For their part, pensions, foundations and endowments typically allocate assets using the “Endowment Model”. This model allocates a large part of the portfolio into alternative investments to generate strong risk-adjusted returns to ensure there will be sufficient liquidity to meet its obligations and liabilities. As shown in Figure 4 on the next page, the top U.S. endowments have outperformed the traditional 60/40 portfolios by a minimum of 2%, annualized over the past 10 years. Yet, according to a 2023 Goldman Sachs study, the average high net worth investor allocates just 9% of their portfolio to less liquid alternative investments. Access to such investments has certainly played a role, but differing investment time horizons has represented a more material explanation.
That said, as retail investors increasingly gain access to less-liquid alternative investment strategies, they need to be sure not to confuse illiquidity with increased risk to a portfolio.

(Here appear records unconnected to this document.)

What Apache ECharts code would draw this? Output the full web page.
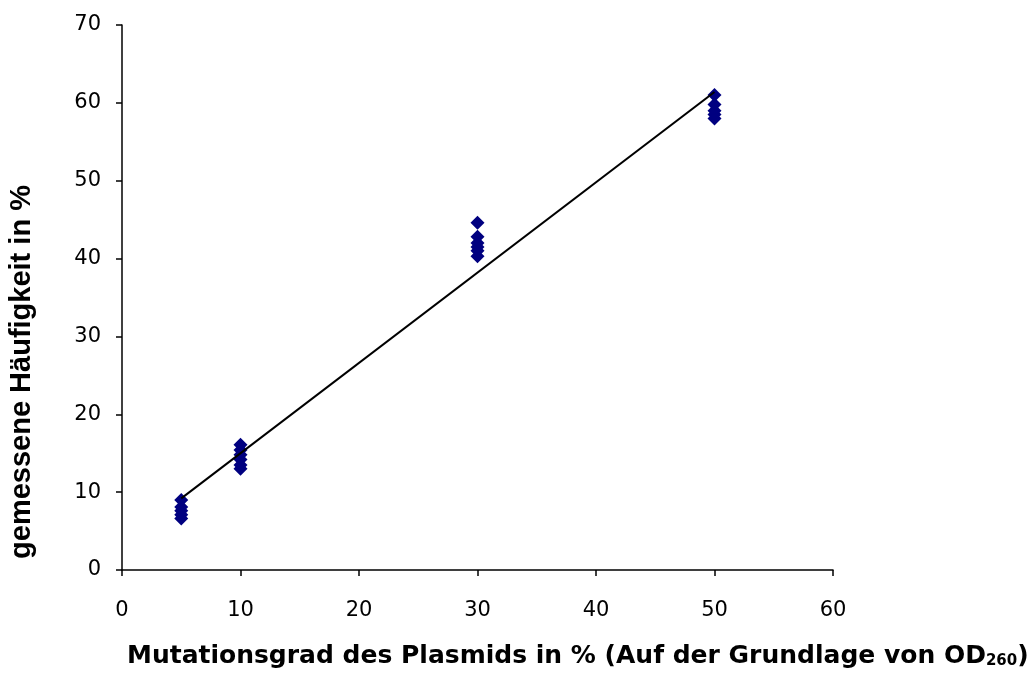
<!DOCTYPE html>
<html><head><meta charset="utf-8">
<script src="https://cdn.jsdelivr.net/npm/echarts@6/dist/echarts.min.js"></script>
<style>html,body{margin:0;padding:0;background:#fff}#c{width:1032px;height:673px}</style>
</head><body><div id="c"></div>
<script>
// Data
const xGroups = [5, 10, 30, 50];
const yValues5 = [9.0, 8.1, 7.6, 7.1, 6.6];
const yValues10 = [16.1, 15.4, 14.8, 14.2, 13.5, 13.0];
const yValues30 = [44.6, 42.8, 42.0, 41.5, 41.0, 40.3];
const yValues50 = [61.0, 59.8, 59.0, 58.5, 58.0];
const trendX = [5, 50];
const trendY = [9.2, 61.4];
const xTicks = [0, 10, 20, 30, 40, 50, 60];
const yTicks = [0, 10, 20, 30, 40, 50, 60, 70];

const groups = [yValues5, yValues10, yValues30, yValues50];
const points = [];
groups.forEach((arr, i) => arr.forEach(v => points.push([xGroups[i], v])));
const trend = trendX.map((x, i) => [x, trendY[i]]);

const tickFont = "'DejaVu Sans', sans-serif";
const chart = echarts.init(document.getElementById('c'), null, {renderer: 'canvas'});
chart.setOption({
  animation: false,
  backgroundColor: '#ffffff',
  grid: {left: 122, right: 199, top: 25, bottom: 103},
  xAxis: {
    type: 'value', min: xTicks[0], max: xTicks[xTicks.length - 1], interval: 10,
    axisLine: {lineStyle: {color: '#000', width: 1.5}},
    axisTick: {show: true, length: 6, lineStyle: {color: '#000', width: 1.5}},
    axisLabel: {color: '#000', fontSize: 21, fontFamily: tickFont, margin: 30},
    splitLine: {show: false}
  },
  yAxis: {
    type: 'value', min: yTicks[0], max: yTicks[yTicks.length - 1], interval: 10,
    axisLine: {show: true, lineStyle: {color: '#000', width: 1.5}},
    axisTick: {show: true, length: 6, lineStyle: {color: '#000', width: 1.5}},
    axisLabel: {color: '#000', fontSize: 21, fontFamily: tickFont, margin: 21},
    splitLine: {show: false}
  },
  series: [
    {
      type: 'line', data: trend, symbol: 'none',
      lineStyle: {color: '#000', width: 2}, z: 3
    },
    {
      type: 'scatter', data: points, symbol: 'diamond', symbolSize: [14, 14],
      itemStyle: {color: '#000080', opacity: 1}, z: 2
    }
  ],
  graphic: [
    {
      type: 'text', left: 127, top: 644,
      style: {
        text: '{b|Mutationsgrad des Plasmids in % (Auf der Grundlage von OD}{s|260}{b|)}',
        rich: {
          b: {fontSize: 25, fontWeight: 'bold', fontFamily: tickFont, fill: '#000', color: '#000'},
          s: {fontSize: 15, fontWeight: 'bold', fontFamily: tickFont, fill: '#000', color: '#000', padding: [9, 0, 0, 0]}
        }
      }
    },
    {
      type: 'text', x: 22, y: 372, rotation: Math.PI / 2,
      style: {
        text: 'gemessene Häufigkeit in %',
        font: "bold 29px 'Liberation Sans', Arial, sans-serif",
        fill: '#000', align: 'center', verticalAlign: 'middle'
      }
    }
  ]
});
</script></body></html>
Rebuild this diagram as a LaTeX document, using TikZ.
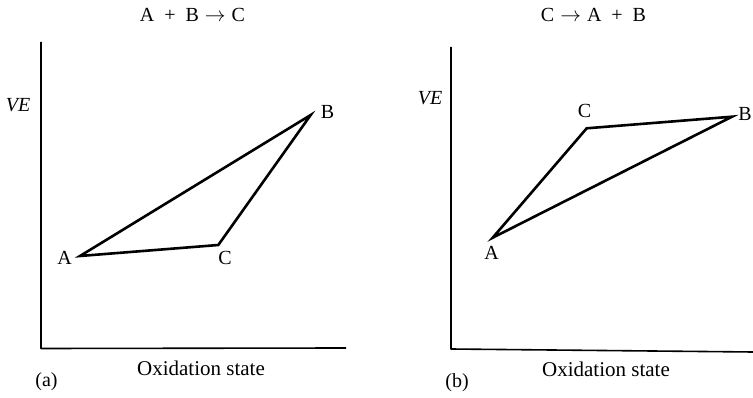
\documentclass[tikz,border=0pt]{standalone}
\usepackage{fontspec}
\setmainfont{Liberation Serif}
\newcommand{\vlab}[1]{\fontsize{20pt}{22pt}\selectfont #1}
\newcommand{\alab}[1]{\fontsize{21pt}{23pt}\selectfont #1}
\newcommand{\rarr}{\kern0.3em$\rightarrow$\kern0.3em}
\begin{document}
\begin{tikzpicture}[x=1pt,y=-1pt,line join=bevel,
  every node/.style={inner sep=0pt,outer sep=0pt,anchor=base},
  axisline/.style={line width=1.6pt},
  triline/.style={line width=2.6pt,line join=miter}]
  % 画布与源图一致：753×398px，1px=1pt，y 向下
  \path[use as bounding box] (0,0) rectangle (753,398);
  % ---- (a) 坐标轴：左上原点像素 ----
  \coordinate (aTop) at (41,42);
  \coordinate (aO)   at (41,348.5);
  \coordinate (aEnd) at (346,348);
  \draw[axisline] (aTop) -- (aO) -- (aEnd);
  % ---- (a) 三角形顶点 ----
  \coordinate (aA) at ( 80.0,256.0);
  \coordinate (aC) at (218.3,245.0);
  \coordinate (aB) at (310.7,115.0);
  \draw[triline] (aA) -- (aC) -- (aB) -- cycle;
  % ---- (a) 标签 ----
  \node (aTitle) at (192.5, 22) {\vlab{A\enspace+\enspace B\rarr C}};
  \node (aVE)    at ( 18.0,112) {\vlab{\textit{VE}}};
  \node (aAl)    at ( 64.5,265) {\vlab{A}};
  \node (aCl)    at (225.0,265) {\vlab{C}};
  \node (aBl)    at (327.5,119) {\vlab{B}};
  \node (aXl)    at (201.0,375.5) {\alab{Oxidation state}};
  \node (aTag)   at ( 46.5,386) {\vlab{(a)}};
  % ---- (b) 坐标轴：x 轴右端略下斜 ----
  \coordinate (bTop) at (451,47);
  \coordinate (bO)   at (451,349);
  \coordinate (bEnd) at (753,352);
  \draw[axisline] (bTop) -- (bO) -- (bEnd);
  % ---- (b) 三角形顶点 ----
  \coordinate (bA) at (492.7,237.7);
  \coordinate (bC) at (586.7,128.3);
  \coordinate (bB) at (732.0,116.7);
  \draw[triline] (bA) -- (bC) -- (bB) -- cycle;
  % ---- (b) 标签 ----
  \node (bTitle) at (593.5, 22) {\vlab{C\rarr A\enspace+\enspace B}};
  \node (bVE)    at (430.0,105) {\vlab{\textit{VE}}};
  \node (bAl)    at (491.5,260) {\vlab{A}};
  \node (bCl)    at (584.5,118) {\vlab{C}};
  \node (bBl)    at (745.0,121) {\vlab{B}};
  \node (bXl)    at (606.0,377) {\alab{Oxidation state}};
  \node (bTag)   at (457.0,387) {\vlab{(b)}};
\end{tikzpicture}
\end{document}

By definition, liquidity risk is the risk of not meeting short-term obligations. This is mitigated by matching the portfolio liquidity to future liabilities. The investor must conduct a thorough analysis on their own cash requirements and include a safe margin for unexpected expenses that may arise. Optimally allocating to liquid and illiquid/long-term strategies will not drastically increase risk – in fact, an allocation of 5-30% to less-liquid alternatives may have the opposite effect. With that addition, the investor will be better positioned to take advantage of the benefits of these strategies, including lower correlation to the public markets, portfolio diversification, and strong risk adjusted returns.